Lisa Zaran is a mother whose son one day was an empowered, promising, healthy young 18 year old and the `next day' was a wasted, criminally minded addict whose only motivation was finding the next fix. What this book represents is a series of poems and beautifully rendered artistic photographs that set the mood for the anguish yet abiding love the author felt for her son as he sank in the dense mud of addiction. The title poem for this collection sets a tone: IF IT WE Memories. Inside the box a gift is waiting. Outside we stare, empty handed, songs exploding against our skulls.

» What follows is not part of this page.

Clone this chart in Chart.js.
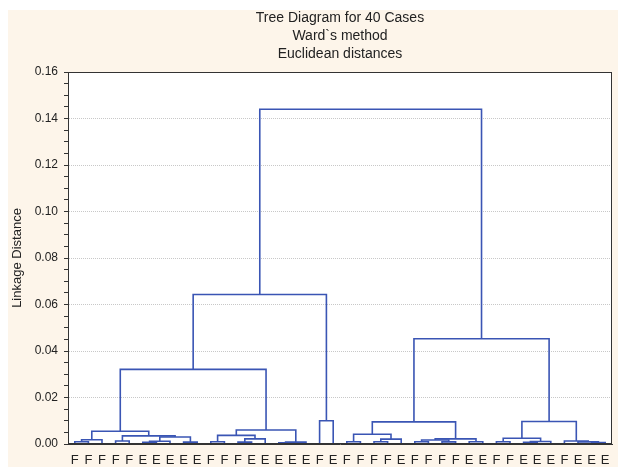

Heaven's groan terrifies us in our sleep. The house of breath, said the Lord, turning all serious. Let not our labors be in vain.
Here comes the alarm clock. Here comes your arm, heavy and warm, across my back. Here comes your morning kiss equipped with morning breath.
At dawn I see the world with a compound eye. I do not know who bruised the lawn, who kicked the sky into muggy contemplation. I'm only human.
I remember things form a lower point. A place of lanterns dimly lit. Though bells keep ringing in my head. And people seem like long farewells
blanching in the distance.
But in terse thoughts she defines process and effect as well as any poet. Preaching, no. Sharing hurt, yes as in the following tow brief poems: AUDIENCE First there is the nobility of right. Wrong is just an afterthought, a stone's throw from oblivion.
Tomorrow may come as no surprise. Yesterday may flake off its chapped skin.
Demise is akin to forgetfulness As remembering is akin to pain. My son is addicted to heroin.
SINCE rehab, it's different now. No random traffic to wake me from a terrible dream. Just the sound of scanty leaves fluttering in between the breeze and maybe a bird cry now and then to steal me from my panic
PUNISHMENT When using, you are not the same. That sublimity of an altered state, you are not the same.
Do not talk to me about faith or the hierarchy of trust. Do not bring the slow jibes of your bright desire into my house of sorrow.
I'll lock all my windows. I'll bust all the light bulbs. I won't recognize your voice calling mother through the door.
And these few poems are but a snap of the spectrum of the emotions and thoughts and response and the pain and the undying love that this mother feels for her son - her heroin addicted son. But these poems make no excuses, they face the realities of daylight so informed, and they ask us to whisper a supportive sense of understanding as Lisa Zaran makes anguish into art.